Noriega, 73, is due to be released from a Florida prison on September 9.
He wanted U.S. officials to send him back to his home country, but France wants him to face charges of laundering more than $3 million in drug profits through French banks and purchases that included luxurious apartments in Paris.
Another federal judge last week rejected a claim that Noriega should be returned to Panama because he was held in the U.S. as a prisoner of war.
Noriega's lawyer Frank Rubino said he would likely appeal.
"I can assure this court and everyone else: You haven't heard the end of this," Rubino said.
Noriega was tried and convicted in the United States after he was captured by U.S. troops who invaded Panama in 1989 in part to oust him from power.
U.S. Magistrate Judge William Turnoff's ruling yesterday was technically a recommendation to the State Depart-ment for Noriega's extradition to France, which has assured the U.S. through diplomatic channels that Noriega will be held there as a POW once extradited.
The ruling was based in part on the decision last week by Senior U.S. District Judge William Hoeveler.
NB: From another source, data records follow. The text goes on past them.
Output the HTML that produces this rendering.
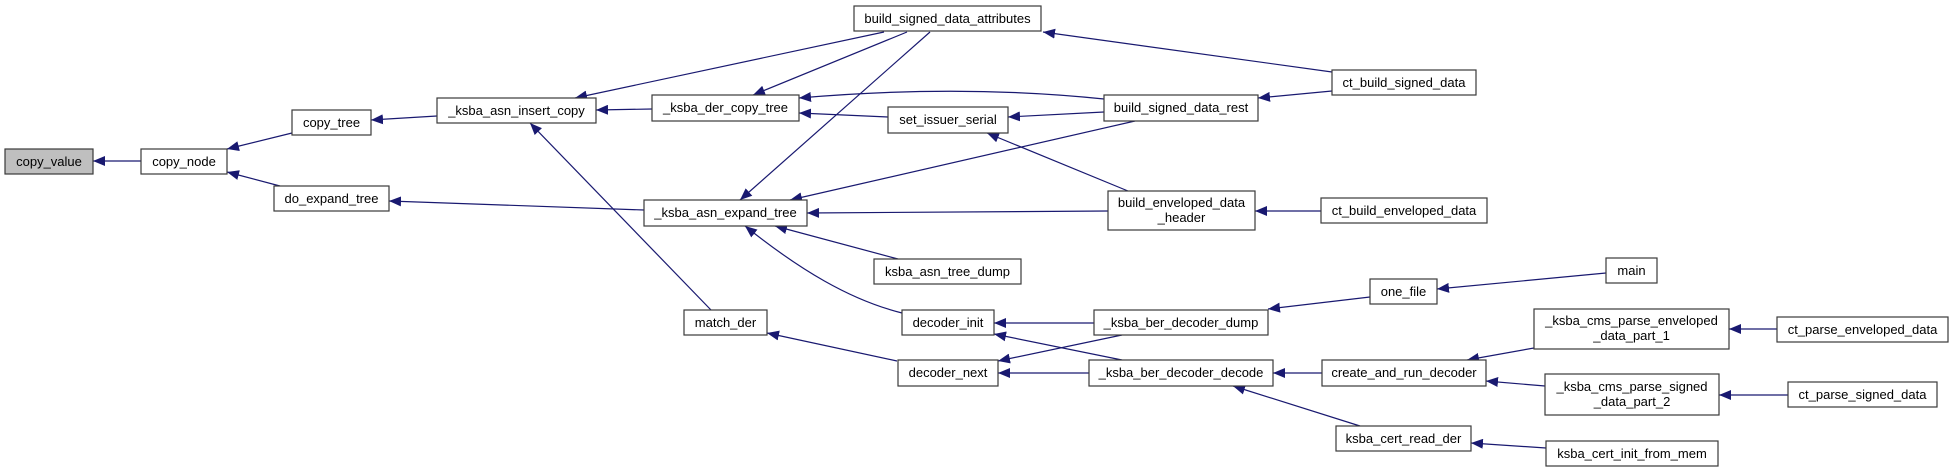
<!DOCTYPE html>
<html><head><meta charset="utf-8"><style>
html,body{margin:0;padding:0;background:#fff;}
svg{display:block;}
text{font-family:"Liberation Sans",Arial,sans-serif;font-size:13px;fill:#000;}
.b{fill:#fff;stroke:#3a3a3a;stroke-width:1.2;}
.e{fill:none;stroke:#191970;stroke-width:1.2;}
</style></head><body>
<svg width="1953" height="472" viewBox="0 0 1953 472" xmlns="http://www.w3.org/2000/svg">
<defs>
<marker id="a" markerUnits="userSpaceOnUse" markerWidth="14" markerHeight="10" refX="12" refY="5" orient="auto">
<polygon points="0,0 12,5 0,10" fill="#191970"/>
</marker>
</defs>
<g class="edges">
<path class="e" marker-end="url(#a)" d="M141,161 L93,161"/>
<path class="e" marker-end="url(#a)" d="M292,133 L227,149"/>
<path class="e" marker-end="url(#a)" d="M280,186 L227,172"/>
<path class="e" marker-end="url(#a)" d="M437,116 L371,120"/>
<path class="e" marker-end="url(#a)" d="M644,210 L389,201"/>
<path class="e" marker-end="url(#a)" d="M652,109 L596,110"/>
<path class="e" marker-end="url(#a)" d="M884,32 L575,98"/>
<path class="e" marker-end="url(#a)" d="M907,32 L753,95"/>
<path class="e" marker-end="url(#a)" d="M930,32 L740,200"/>
<path class="e" marker-end="url(#a)" d="M711,310 L530,123"/>
<path class="e" marker-end="url(#a)" d="M1104,99 Q960,84 799,98"/>
<path class="e" marker-end="url(#a)" d="M888,117 L799,113"/>
<path class="e" marker-end="url(#a)" d="M1104,112 L1008,117"/>
<path class="e" marker-end="url(#a)" d="M1135,121 L790,200"/>
<path class="e" marker-end="url(#a)" d="M1128,191 L987,133"/>
<path class="e" marker-end="url(#a)" d="M1108,211 L807,213"/>
<path class="e" marker-end="url(#a)" d="M898,259 L775,226"/>
<path class="e" marker-end="url(#a)" d="M902,313 C850,300 800,270 745,226"/>
<path class="e" marker-end="url(#a)" d="M1332,72 L1043,32"/>
<path class="e" marker-end="url(#a)" d="M1332,91 L1258,98"/>
<path class="e" marker-end="url(#a)" d="M1321,211 L1255,211"/>
<path class="e" marker-end="url(#a)" d="M897,361 L767,333"/>
<path class="e" marker-end="url(#a)" d="M1094,323 L994,323"/>
<path class="e" marker-end="url(#a)" d="M1122,360 L994,334"/>
<path class="e" marker-end="url(#a)" d="M1122,335 L998,361"/>
<path class="e" marker-end="url(#a)" d="M1089,373 L998,373"/>
<path class="e" marker-end="url(#a)" d="M1370,297 L1268,309"/>
<path class="e" marker-end="url(#a)" d="M1606,273 L1437,289"/>
<path class="e" marker-end="url(#a)" d="M1322,373 L1273,373"/>
<path class="e" marker-end="url(#a)" d="M1360,426 L1233,386"/>
<path class="e" marker-end="url(#a)" d="M1534,348 L1467,360"/>
<path class="e" marker-end="url(#a)" d="M1545,386 L1486,381"/>
<path class="e" marker-end="url(#a)" d="M1777,329 L1729,329"/>
<path class="e" marker-end="url(#a)" d="M1788,395 L1719,395"/>
<path class="e" marker-end="url(#a)" d="M1546,448 L1471,443"/>
</g>
<g class="nodes" text-anchor="middle">
<rect x="5" y="149" width="88" height="25" fill="#bfbfbf" stroke="#3a3a3a" stroke-width="1.2"/><text x="49" y="166">copy_value</text>
<rect class="b" x="141" y="149" width="86" height="25"/><text x="184" y="166">copy_node</text>
<rect class="b" x="292" y="110" width="79" height="25"/><text x="331.5" y="127">copy_tree</text>
<rect class="b" x="274" y="186" width="115" height="25"/><text x="331.5" y="203">do_expand_tree</text>
<rect class="b" x="437" y="98" width="159" height="25"/><text x="516.5" y="115">_ksba_asn_insert_copy</text>
<rect class="b" x="652" y="95" width="147" height="26"/><text x="725.5" y="112">_ksba_der_copy_tree</text>
<rect class="b" x="854" y="6" width="187" height="25"/><text x="947.5" y="23">build_signed_data_attributes</text>
<rect class="b" x="888" y="107" width="120" height="26"/><text x="948" y="124">set_issuer_serial</text>
<rect class="b" x="644" y="200" width="163" height="26"/><text x="725.5" y="217">_ksba_asn_expand_tree</text>
<rect class="b" x="874" y="259" width="147" height="25"/><text x="947.5" y="276">ksba_asn_tree_dump</text>
<rect class="b" x="684" y="310" width="83" height="25"/><text x="725.5" y="327">match_der</text>
<rect class="b" x="902" y="310" width="92" height="25"/><text x="948" y="327">decoder_init</text>
<rect class="b" x="898" y="360" width="100" height="26"/><text x="948" y="377">decoder_next</text>
<rect class="b" x="1104" y="95" width="154" height="26"/><text x="1181" y="112">build_signed_data_rest</text>
<rect class="b" x="1332" y="70" width="144" height="25"/><text x="1404" y="87">ct_build_signed_data</text>
<rect class="b" x="1108" y="191" width="147" height="39"/><text x="1181.5" y="207">build_enveloped_data</text><text x="1181.5" y="222">_header</text>
<rect class="b" x="1321" y="198" width="166" height="25"/><text x="1404" y="215">ct_build_enveloped_data</text>
<rect class="b" x="1094" y="310" width="174" height="25"/><text x="1181" y="327">_ksba_ber_decoder_dump</text>
<rect class="b" x="1370" y="279" width="67" height="25"/><text x="1403.5" y="296">one_file</text>
<rect class="b" x="1089" y="360" width="184" height="26"/><text x="1181" y="377">_ksba_ber_decoder_decode</text>
<rect class="b" x="1322" y="360" width="164" height="26"/><text x="1404" y="377">create_and_run_decoder</text>
<rect class="b" x="1336" y="426" width="135" height="25"/><text x="1403.5" y="443">ksba_cert_read_der</text>
<rect class="b" x="1606" y="258" width="51" height="25"/><text x="1631.5" y="275">main</text>
<rect class="b" x="1534" y="309" width="195" height="40"/><text x="1631.5" y="325">_ksba_cms_parse_enveloped</text><text x="1631.5" y="340">_data_part_1</text>
<rect class="b" x="1777" y="317" width="171" height="25"/><text x="1862.5" y="334">ct_parse_enveloped_data</text>
<rect class="b" x="1545" y="374" width="174" height="41"/><text x="1632" y="391">_ksba_cms_parse_signed</text><text x="1632" y="406">_data_part_2</text>
<rect class="b" x="1788" y="382" width="149" height="25"/><text x="1862.5" y="399">ct_parse_signed_data</text>
<rect class="b" x="1546" y="441" width="172" height="25"/><text x="1632" y="458">ksba_cert_init_from_mem</text>
</g>
</svg>
</body></html>
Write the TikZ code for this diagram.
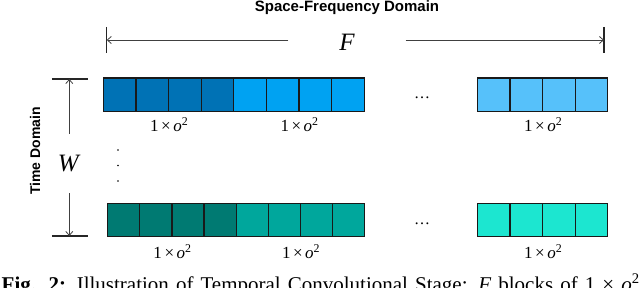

Hoeveler originally declared Noriega a POW, but he ruled Friday that the designation does not make Noriega immune from extradition to foreign countries for other crimes.
Noriega contends that under the Geneva Conventions, a POW must be returned home after hostilities have ceased _ in his case, more than 20 years ago. But federal prosecutors say POWs that have pending criminal charges must face them, or be sent to a third country that has a legitimate extradition treaty with the U.S., such as France.
"The rights asserted by General Noriega simply do not exist under the Geneva Conventions," Turnoff said yesterday.